Полина Аристарховна переменилась в лице и позе: передо мной теперь стояла истинная богиня.
– Поверьте, мсье порученец, я не нежная столичная барышня. Я способна коня свалить! – гордо произнесла она тем живым простонародным тоном, коим велела в лесу держать быка Рыжка. – А сего негодяя, если он только еще раз коснется меня, отправлю прямиком в окно и стекол не пожалею!
– Могу лишь восхищаться вами, сударыня, – только и развел я руками, – и даже сожалеть, что мое предложение обеспечить вам защиту и покровительство, вероятно, выглядит смешным в ваших глазах. Но все же я рискну предложить вам сопроводить вас на сию нежеланную встречу.
– А я вам откажу по праву хозяйки, – столь же простодушно огорошила меня Полина Аристарховна, а потом и вовсе сразила меня, достав буквально из рукава маленький, изящный пистолет. – К тому на худший случай у меня есть более веская защита…
Коварное оружие, подобное сему, видал я раньше только в Париже и только у одного молодого аристократа, любившего ночные похождения по злачным местам, кои он именовал «прогулками по парижским тайнам».
– Он был со мною и тогда, когда я вышла вам навстречу, – призналась отважная барышня. – В нашем доме немало и иного вооружения. Мой батюшка прозорливо предвидел вторжение Бонапарта. И он, был бы в здравии, конечно, ударил бы на вас с полной силою.
– Не сомневаюсь, у вас в подчинении хорошо обученная партизанская партия, – с намеком сказал я.

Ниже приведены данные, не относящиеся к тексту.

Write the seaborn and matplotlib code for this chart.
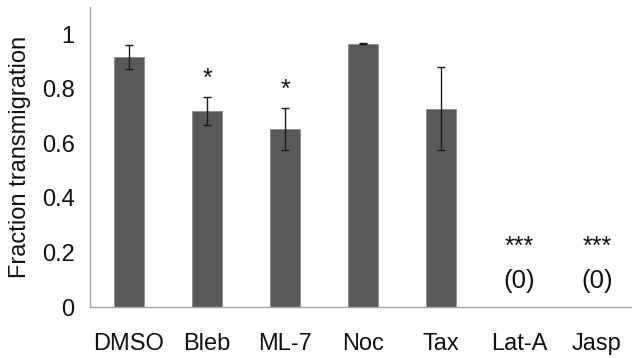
import matplotlib
matplotlib.use("Agg")
import matplotlib.pyplot as plt
import seaborn as sns
import pandas as pd
import numpy as np

categories = ["DMSO", "Bleb", "ML-7", "Noc", "Tax", "Lat-A", "Jasp"]
values = [0.915, 0.718, 0.652, 0.966, 0.727, 0.0, 0.0]
errors = [0.044, 0.052, 0.078, 0.003, 0.153, 0.0, 0.0]
stars = ["", "*", "*", "", "", "***", "***"]
zero_labels = ["", "", "", "", "", "(0)", "(0)"]
yticks = [0, 0.2, 0.4, 0.6, 0.8, 1]
ytick_labels = ["0", "0.2", "0.4", "0.6", "0.8", "1"]

sns.set_theme(style="white")
plt.rcParams["font.family"] = ["Liberation Sans", "DejaVu Sans"]

df = pd.DataFrame({"cat": categories, "val": values})

fig = plt.figure(figsize=(6.32, 3.58), dpi=100)
ax = fig.add_axes([90 / 632, 51 / 358, (636 - 90) / 632, (307 - 7) / 358])

sns.barplot(data=df, x="cat", y="val", color="#595959", width=0.39,
            saturation=1, edgecolor="#8a8a8a", linewidth=0.6, ax=ax, errorbar=None)

xpos = np.arange(len(categories))
mask = np.array(values) > 0
ax.errorbar(xpos[mask], np.array(values)[mask], yerr=np.array(errors)[mask],
            fmt="none", ecolor="#1a1a1a", elinewidth=1.0, capsize=3, capthick=1.0)

for i, s in enumerate(stars):
    if not s:
        continue
    if values[i] > 0:
        y = values[i] + errors[i] + 0.068
    else:
        y = 0.222
    ax.text(i, y, s, ha="center", va="center", fontsize=18, color="#111111")
for i, z in enumerate(zero_labels):
    if z:
        ax.text(i, 0.095, z, ha="center", va="center", fontsize=18.5, color="#111111")

ax.set_xlim(-0.5, 6.5)
ax.set_ylim(0, 1.1)
ax.set_yticks(yticks)
ax.set_yticklabels(ytick_labels, fontsize=17, color="#111111")
ax.set_xticks(xpos)
ax.set_xticklabels(categories, fontsize=17, color="#111111")
ax.set_xticks(np.arange(-0.5, 6.6, 1.0), minor=True)
ax.tick_params(axis="x", which="major", length=0, pad=19)
ax.tick_params(axis="x", which="minor", length=5, width=1, color="#a6a6a6", direction="out")
ax.tick_params(axis="y", which="major", length=4, width=1, color="#a6a6a6", direction="out", pad=7)
ax.set_xlabel("")
ax.set_ylabel("Fraction transmigration", fontsize=17, color="#111111", labelpad=8)

for side in ["top", "right"]:
    ax.spines[side].set_visible(False)
for side in ["left", "bottom"]:
    ax.spines[side].set_color("#a6a6a6")
    ax.spines[side].set_linewidth(1.0)

fig.savefig("out.png", dpi=100)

– О да! Можете доложить о сем вашему императору, – с вызовом произнесла Полина Аристарховна. – Однако моему несчастному батюшке Бог судил иначе. При том болезненном состоянии, в коем он теперь оказался, здесь, в усадьбе, я войны против вас не открою. Начать ее означало бы наверняка погубить его. И я сделаю все возможное, чтобы добиться доброго перемирия с капитаном даже после того, что произошло только что.
– Со своей стороны приложу все усилия, чтобы он надолго не задержался в вашем доме, – пообещал я, про себя добавив: «...и на сём свете – тоже».

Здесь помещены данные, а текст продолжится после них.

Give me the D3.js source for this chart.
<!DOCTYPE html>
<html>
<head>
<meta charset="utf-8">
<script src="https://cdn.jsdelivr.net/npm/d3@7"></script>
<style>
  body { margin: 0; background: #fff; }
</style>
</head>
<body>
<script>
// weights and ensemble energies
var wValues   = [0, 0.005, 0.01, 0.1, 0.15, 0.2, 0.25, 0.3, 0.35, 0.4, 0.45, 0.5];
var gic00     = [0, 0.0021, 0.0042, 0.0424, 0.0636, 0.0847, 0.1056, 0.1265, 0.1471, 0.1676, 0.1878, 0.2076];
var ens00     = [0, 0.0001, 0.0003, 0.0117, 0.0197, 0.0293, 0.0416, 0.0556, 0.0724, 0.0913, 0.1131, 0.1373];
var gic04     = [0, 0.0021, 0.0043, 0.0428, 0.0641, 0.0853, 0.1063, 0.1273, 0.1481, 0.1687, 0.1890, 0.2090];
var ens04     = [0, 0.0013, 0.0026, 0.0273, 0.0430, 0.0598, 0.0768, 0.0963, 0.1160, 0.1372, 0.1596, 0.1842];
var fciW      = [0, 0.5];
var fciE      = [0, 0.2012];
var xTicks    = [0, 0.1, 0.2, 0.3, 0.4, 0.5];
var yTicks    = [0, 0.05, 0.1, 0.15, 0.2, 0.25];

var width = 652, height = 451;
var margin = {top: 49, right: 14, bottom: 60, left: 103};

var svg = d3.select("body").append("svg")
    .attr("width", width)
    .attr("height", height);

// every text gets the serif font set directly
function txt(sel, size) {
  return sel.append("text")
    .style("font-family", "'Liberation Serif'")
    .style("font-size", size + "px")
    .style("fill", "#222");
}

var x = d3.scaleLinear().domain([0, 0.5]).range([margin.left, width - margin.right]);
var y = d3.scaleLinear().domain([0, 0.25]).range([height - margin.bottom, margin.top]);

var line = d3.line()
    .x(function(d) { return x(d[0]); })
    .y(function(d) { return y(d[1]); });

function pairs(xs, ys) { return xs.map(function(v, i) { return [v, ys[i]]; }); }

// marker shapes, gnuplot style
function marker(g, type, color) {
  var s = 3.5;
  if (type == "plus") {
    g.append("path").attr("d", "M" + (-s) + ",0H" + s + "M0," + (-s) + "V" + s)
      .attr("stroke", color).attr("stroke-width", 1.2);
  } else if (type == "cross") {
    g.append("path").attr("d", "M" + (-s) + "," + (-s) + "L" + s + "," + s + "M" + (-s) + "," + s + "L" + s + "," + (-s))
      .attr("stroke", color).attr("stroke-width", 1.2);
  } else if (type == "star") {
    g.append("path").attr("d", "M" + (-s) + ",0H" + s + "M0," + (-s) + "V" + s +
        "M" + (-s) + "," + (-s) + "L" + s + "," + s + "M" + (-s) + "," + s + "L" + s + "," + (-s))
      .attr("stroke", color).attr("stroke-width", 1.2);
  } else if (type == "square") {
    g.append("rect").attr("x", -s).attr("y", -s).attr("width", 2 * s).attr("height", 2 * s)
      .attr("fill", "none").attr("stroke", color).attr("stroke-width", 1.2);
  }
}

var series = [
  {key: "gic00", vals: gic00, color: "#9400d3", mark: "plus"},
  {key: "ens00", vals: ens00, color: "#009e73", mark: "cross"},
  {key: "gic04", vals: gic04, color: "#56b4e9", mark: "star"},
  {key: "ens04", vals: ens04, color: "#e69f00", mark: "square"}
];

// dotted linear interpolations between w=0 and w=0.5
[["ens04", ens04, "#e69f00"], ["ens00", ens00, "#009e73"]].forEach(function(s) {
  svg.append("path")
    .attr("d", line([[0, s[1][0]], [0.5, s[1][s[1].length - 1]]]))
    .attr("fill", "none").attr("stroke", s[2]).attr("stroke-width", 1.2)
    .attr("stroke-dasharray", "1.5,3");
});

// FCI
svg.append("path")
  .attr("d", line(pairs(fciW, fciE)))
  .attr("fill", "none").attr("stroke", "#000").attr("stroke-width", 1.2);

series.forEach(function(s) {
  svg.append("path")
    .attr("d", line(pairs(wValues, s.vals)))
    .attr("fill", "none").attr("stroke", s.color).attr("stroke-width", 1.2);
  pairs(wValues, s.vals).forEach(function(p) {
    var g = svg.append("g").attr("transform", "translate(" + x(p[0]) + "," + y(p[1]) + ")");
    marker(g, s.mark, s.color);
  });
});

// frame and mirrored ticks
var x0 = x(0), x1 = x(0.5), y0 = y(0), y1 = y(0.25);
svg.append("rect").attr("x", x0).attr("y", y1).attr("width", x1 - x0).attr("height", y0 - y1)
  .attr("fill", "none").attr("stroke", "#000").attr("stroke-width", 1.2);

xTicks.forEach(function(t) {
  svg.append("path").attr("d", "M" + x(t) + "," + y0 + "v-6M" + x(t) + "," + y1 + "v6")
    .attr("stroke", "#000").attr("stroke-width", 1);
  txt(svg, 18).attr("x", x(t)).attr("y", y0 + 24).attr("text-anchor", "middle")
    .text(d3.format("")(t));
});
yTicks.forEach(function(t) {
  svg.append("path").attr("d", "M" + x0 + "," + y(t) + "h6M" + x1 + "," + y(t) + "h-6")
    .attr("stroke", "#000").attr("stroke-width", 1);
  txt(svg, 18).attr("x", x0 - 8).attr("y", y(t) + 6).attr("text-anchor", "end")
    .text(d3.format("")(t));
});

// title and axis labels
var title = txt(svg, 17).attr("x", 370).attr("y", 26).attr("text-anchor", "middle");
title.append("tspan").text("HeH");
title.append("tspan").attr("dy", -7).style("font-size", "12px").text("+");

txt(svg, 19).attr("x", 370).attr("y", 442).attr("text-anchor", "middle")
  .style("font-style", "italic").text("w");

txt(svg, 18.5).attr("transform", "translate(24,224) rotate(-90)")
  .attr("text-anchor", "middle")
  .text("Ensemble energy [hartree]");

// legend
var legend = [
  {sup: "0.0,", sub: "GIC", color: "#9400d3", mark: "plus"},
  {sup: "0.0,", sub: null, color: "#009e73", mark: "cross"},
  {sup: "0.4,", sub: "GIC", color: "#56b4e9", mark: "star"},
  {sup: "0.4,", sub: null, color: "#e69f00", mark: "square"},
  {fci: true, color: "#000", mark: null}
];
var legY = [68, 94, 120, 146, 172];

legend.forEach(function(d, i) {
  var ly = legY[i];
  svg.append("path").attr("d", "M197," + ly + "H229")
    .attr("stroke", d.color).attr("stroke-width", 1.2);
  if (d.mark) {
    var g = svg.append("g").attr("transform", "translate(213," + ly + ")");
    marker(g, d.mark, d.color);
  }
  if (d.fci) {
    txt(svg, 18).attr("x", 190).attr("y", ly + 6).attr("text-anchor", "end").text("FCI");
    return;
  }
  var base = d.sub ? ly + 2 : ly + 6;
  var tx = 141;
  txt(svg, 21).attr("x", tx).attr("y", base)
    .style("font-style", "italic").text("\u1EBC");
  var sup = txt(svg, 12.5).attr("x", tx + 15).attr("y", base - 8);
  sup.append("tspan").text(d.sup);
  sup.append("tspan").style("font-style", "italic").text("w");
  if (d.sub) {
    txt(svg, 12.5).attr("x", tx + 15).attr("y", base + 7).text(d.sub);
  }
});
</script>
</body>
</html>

– В таком случае, каждый из нас будет заниматься своим делом. Я иду к капитану одна, дабы ваше появление со мною заодно не разъярило его более… ведь вы уже успели разделаться с двумя его мародерами. Вы же идете писать донесение императору, не так ли?
Полина Аристарховна распорядилась так ясно и безоговорочно, что у меня язык не провернулся заметить ей, что капитан как раз был бы рад в ту минуту принять нас обоих… пока до него не дошел доклад о неудаче его воровской затеи. Впрочем, в ту минуту русская Герсилия или Брунгильда, как вам будет угодно, во всем была права… даже насчет недописанного донесения.

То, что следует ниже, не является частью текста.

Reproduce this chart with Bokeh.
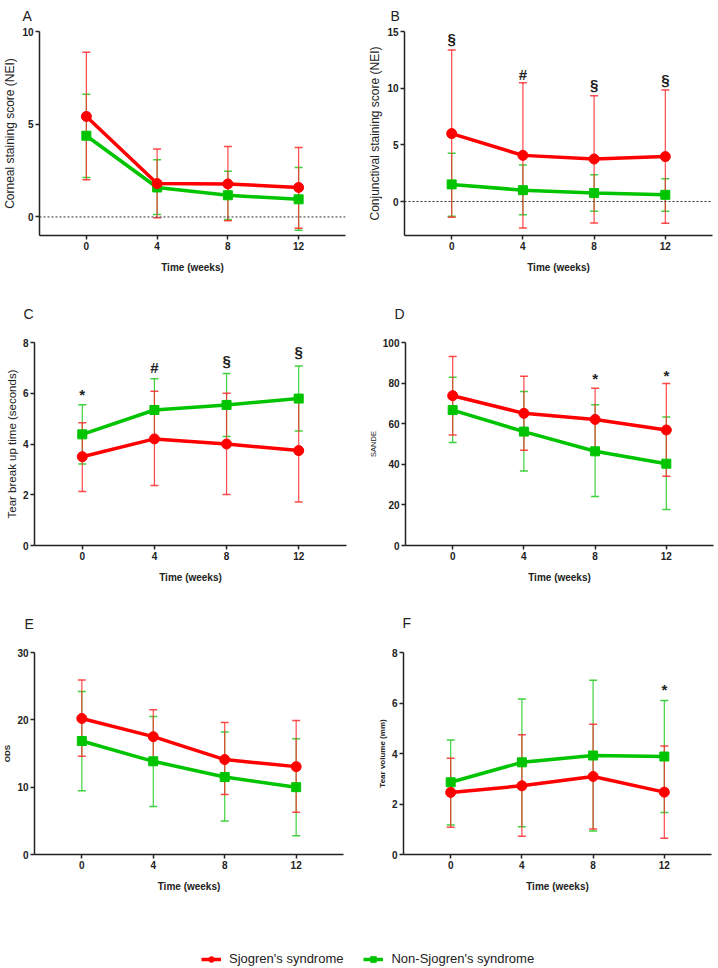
from bokeh.plotting import figure
from bokeh.models import Range1d, Span, FixedTicker, Legend, LegendItem
from bokeh.layouts import column, row
from bokeh.embed import file_html
from bokeh.resources import INLINE
from bokeh.core.properties import value

weeks = [0, 4, 8, 12]
week_ticks = [0, 4, 8, 12]

# ---- Panel A: Corneal staining score (NEI)
a_red = [5.42, 1.80, 1.78, 1.59]
a_red_hi = [8.88, 3.66, 3.80, 3.75]
a_red_lo = [2.00, -0.04, -0.20, -0.61]
a_grn = [4.38, 1.59, 1.17, 0.95]
a_grn_hi = [6.61, 3.08, 2.47, 2.67]
a_grn_lo = [2.13, 0.13, -0.14, -0.72]
a_ticks = [0, 5, 10]
a_sig_x, a_sig_y, a_sig_t = [], [], []

# ---- Panel B: Conjunctival staining score (NEI)
b_red = [5.99, 4.07, 3.75, 3.96]
b_red_hi = [13.37, 10.48, 9.33, 9.83]
b_red_lo = [-1.39, -2.33, -1.89, -1.92]
b_grn = [1.51, 1.00, 0.74, 0.59]
b_grn_hi = [4.25, 3.22, 2.36, 2.00]
b_grn_lo = [-1.30, -1.18, -0.86, -0.86]
b_ticks = [0, 5, 10, 15]
b_sig_x = [0, 4, 8, 12]
b_sig_y = [14.4, 11.2, 10.36, 10.8]
b_sig_t = ["§", "#", "§", "§"]

# ---- Panel C: Tear break up time (seconds)
c_red = [3.50, 4.20, 4.00, 3.74]
c_red_hi = [4.84, 6.08, 6.00, 5.79]
c_red_lo = [2.13, 2.36, 2.01, 1.71]
c_grn = [4.38, 5.34, 5.54, 5.79]
c_grn_hi = [5.55, 6.57, 6.78, 7.07]
c_grn_lo = [3.21, 4.11, 4.30, 4.51]
c_ticks = [0, 2, 4, 6, 8]
c_sig_x = [0, 4, 8, 12]
c_sig_y = [5.95, 7.01, 7.3, 7.66]
c_sig_t = ["*", "#", "§", "§"]

# ---- Panel D: SANDE
d_red = [73.8, 65.1, 62.1, 56.9]
d_red_hi = [93.1, 83.4, 77.5, 79.8]
d_red_lo = [54.4, 46.9, 46.7, 34.1]
d_grn = [66.7, 56.1, 46.4, 40.3]
d_grn_hi = [82.9, 75.9, 69.3, 63.3]
d_grn_lo = [50.8, 36.7, 24.1, 17.7]
d_ticks = [0, 20, 40, 60, 80, 100]
d_sig_x = [8, 12]
d_sig_y = [82.3, 83.9]
d_sig_t = ["*", "*"]

# ---- Panel E: ODS
e_red = [20.2, 17.5, 14.1, 13.05]
e_red_hi = [25.9, 21.5, 19.6, 19.9]
e_red_lo = [14.6, 13.5, 8.9, 6.26]
e_grn = [16.85, 13.84, 11.5, 10.0]
e_grn_hi = [24.2, 20.5, 18.2, 17.2]
e_grn_lo = [9.46, 7.14, 4.98, 2.8]
e_ticks = [0, 10, 20, 30]
e_sig_x, e_sig_y, e_sig_t = [], [], []

# ---- Panel F: Tear volume (mm)
f_red = [2.46, 2.72, 3.09, 2.47]
f_red_hi = [3.81, 4.74, 5.16, 4.30]
f_red_lo = [1.08, 0.72, 1.01, 0.64]
f_grn = [2.86, 3.65, 3.92, 3.88]
f_grn_hi = [4.53, 6.16, 6.90, 6.10]
f_grn_lo = [1.17, 1.10, 0.93, 1.66]
f_ticks = [0, 2, 4, 6, 8]
f_sig_x = [12]
f_sig_y = [6.52]
f_sig_t = ["*"]

series_names = ["Sjogren's syndrome", "Non-Sjogren's syndrome"]

RED = "#ff0000"
RED_EB = "#ff2a2a"
GRN = "#00c400"
GRN_EB = "#2ccc2c"
FONT = "Liberation Sans"


def panel(letter, ylabel, ylab_size, ylab_style, yr, yticks,
          red, red_lo, red_hi, grn, grn_lo, grn_hi,
          sx, sy, st, width, height, b_top, b_bottom, b_left, b_right,
          t_offset, t_standoff, t_lh, zero_line):
    p = figure(width=width, height=height, x_range=Range1d(-2.65, 14.65),
               y_range=Range1d(*yr), output_backend="svg", toolbar_location=None,
               min_border_top=b_top, min_border_bottom=b_bottom,
               min_border_left=b_left, min_border_right=b_right)
    p.title.text = letter
    p.title.text_font = FONT
    p.title.text_font_size = "14px"
    p.title.text_font_style = "normal"
    p.title.text_color = "#222222"
    p.title.text_line_height = t_lh
    p.title.vertical_align = "top"
    p.title.offset = t_offset
    p.title.standoff = t_standoff
    p.outline_line_color = None
    p.grid.visible = False
    p.background_fill_color = "white"

    for ax in (p.xaxis[0], p.yaxis[0]):
        ax.axis_line_width = 1.5
        ax.axis_line_color = "#222222"
        ax.major_tick_line_width = 1.5
        ax.major_tick_line_color = "#222222"
        ax.major_tick_out = 4
        ax.major_tick_in = 0
        ax.minor_tick_line_color = None
        ax.major_label_text_font = FONT
        ax.major_label_text_font_size = "10px"
        ax.major_label_text_font_style = "bold"
        ax.major_label_text_color = "#222222"
        ax.major_label_standoff = 2
        ax.axis_label_text_font = FONT
        ax.axis_label_text_color = "#222222"
    p.xaxis.ticker = FixedTicker(ticks=week_ticks)
    p.yaxis.ticker = FixedTicker(ticks=yticks)
    p.xaxis.axis_label = "Time (weeks)"
    p.xaxis.axis_label_text_font_style = "bold"
    p.xaxis.axis_label_text_font_size = "10px"
    p.xaxis.axis_label_standoff = 9
    p.yaxis.axis_label = ylabel
    p.yaxis.axis_label_text_font_style = ylab_style
    p.yaxis.axis_label_text_font_size = ylab_size
    p.yaxis.axis_label_standoff = 2

    if zero_line:
        p.add_layout(Span(location=0, dimension="width", line_color="#333333",
                          line_width=1, line_dash="2 2"))

    # error bars
    for c, lo, hi, a in ((GRN_EB, grn_lo, grn_hi, 0.9), (RED_EB, red_lo, red_hi, 0.85)):
        p.segment(x0=weeks, y0=lo, x1=weeks, y1=hi, line_color=c, line_width=1.2, line_alpha=a)
        p.scatter(x=weeks, y=lo, marker="dash", size=8, line_color=c, line_width=1.5, line_alpha=a)
        p.scatter(x=weeks, y=hi, marker="dash", size=8, line_color=c, line_width=1.5, line_alpha=a)

    p.line(x=weeks, y=grn, line_color=GRN, line_width=3.5)
    p.scatter(x=weeks, y=grn, marker="square", size=9, fill_color=GRN, line_color=GRN)
    p.line(x=weeks, y=red, line_color=RED, line_width=3.5)
    p.scatter(x=weeks, y=red, marker="circle", size=10, fill_color=RED, line_color=RED)

    if st:
        p.text(x=sx, y=sy, text=st, text_align="center", text_baseline="middle",
               text_font=value(FONT), text_font_size="15px", text_font_style="bold",
               text_color="#222222")
    return p


W = 359
pA = panel("A", "Corneal staining score (NEI)", "12px", "normal", (-1, 10), a_ticks,
           a_red, a_red_lo, a_red_hi, a_grn, a_grn_lo, a_grn_hi,
           a_sig_x, a_sig_y, a_sig_t, W, 280, 31, 45, 36, 14, -17, 12, 0.5, True)
pB = panel("B", "Conjunctival staining score (NEI)", "12px", "normal", (-3, 15), b_ticks,
           b_red, b_red_lo, b_red_hi, b_grn, b_grn_lo, b_grn_hi,
           b_sig_x, b_sig_y, b_sig_t, W, 280, 31, 45, 45, 6, -14, 12, 0.5, True)
pC = panel("C", "Tear break up time (seconds)", "11.5px", "normal", (0, 8), c_ticks,
           c_red, c_red_lo, c_red_hi, c_grn, c_grn_lo, c_grn_hi,
           c_sig_x, c_sig_y, c_sig_t, W, 310, 62, 45, 34, 13, -11, 38, 1.2, False)
pD = panel("D", "SANDE", "7.5px", "normal", (0, 100), d_ticks,
           d_red, d_red_lo, d_red_hi, d_grn, d_grn_lo, d_grn_hi,
           d_sig_x, d_sig_y, d_sig_t, W, 310, 62, 45, 46, 5, -11, 38, 1.2, False)
pE = panel("E", "ODS", "8px", "bold", (0, 30), e_ticks,
           e_red, e_red_lo, e_red_hi, e_grn, e_grn_lo, e_grn_hi,
           e_sig_x, e_sig_y, e_sig_t, W, 310, 61, 46, 33, 16, -10, 38, 1.2, False)
pF = panel("F", "Tear volume (mm)", "8px", "bold", (0, 8), f_ticks,
           f_red, f_red_lo, f_red_hi, f_grn, f_grn_lo, f_grn_hi,
           f_sig_x, f_sig_y, f_sig_t, W, 310, 62, 45, 44, 7, -1, 39, 1.2, False)

# ---- Legend strip (dummy renderers sit outside the visible range)
pL = figure(width=2 * W, height=68, x_range=Range1d(0, 1), y_range=Range1d(0, 1),
            output_backend="svg", toolbar_location=None, x_axis_type=None,
            y_axis_type=None, min_border=0)
pL.outline_line_color = None
pL.grid.visible = False
r1l = pL.line(x=[-2, -1], y=[-2, -1], line_color=RED, line_width=3.5)
r1m = pL.scatter(x=[-1], y=[-1], marker="circle", size=10, fill_color=RED, line_color=RED)
r2l = pL.line(x=[-2, -1], y=[-2, -1], line_color=GRN, line_width=3.5)
r2m = pL.scatter(x=[-1], y=[-1], marker="square", size=9, fill_color=GRN, line_color=GRN)
leg = Legend(items=[LegendItem(label=series_names[0], renderers=[r1l, r1m]),
                    LegendItem(label=series_names[1], renderers=[r2l, r2m])],
             orientation="horizontal", location=(201, 2), padding=2, margin=0,
             spacing=20, glyph_width=20, glyph_height=14, label_standoff=8,
             label_text_font=FONT, label_text_font_size="13px",
             label_text_color="#222222", border_line_color=None,
             background_fill_alpha=0)
pL.add_layout(leg, "center")

layout = column(row(pA, pB), row(pC, pD), row(pE, pF), pL)
open("out.html", "w").write(file_html(layout, INLINE))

Я с поклоном принял ее «распоряжения по части»:
– Мне остается лишь молиться о том, чтобы дело обошлось без выстрелов и выбивания окон телами ваших врагов. И помните, я всецело на вашей стороне.
– Вы не можете быть всецело на моей стороне, – изысканно вздохнула Полина Аристарховна. – Мир с Францией пока не заключен на обоюдовыгодных условиях.
– И все же здесь приняты условия перемирия, – заметил я.
– А если мне все же придется привести свою партизанскую армию? – улыбнулась она и… протянула мне руку, о чем я и мечтать в ту минуту не мог.
– Буду, как и вы, молиться о том, чтобы обошлось без оного опасного маневра, – прошептал я, припал губами к ее руке и… окрыленный, полетел с незаконченным донесением в ближние службы, где обещал дожидаться меня кузнец.
Тезка первоверховного апостола встретил меня с широко раскрытыми очами и в немалой ажитации.
– Ваше благородие, подслушал я тут двух нехристей! – стал горячечно докладывать он. – Они шли и сговаривались, как не дать стреляться. Им их усатый черт велел все устроить. И хранца ентого с норовом угомонить прежде… и вас, коли помешать вздумаете!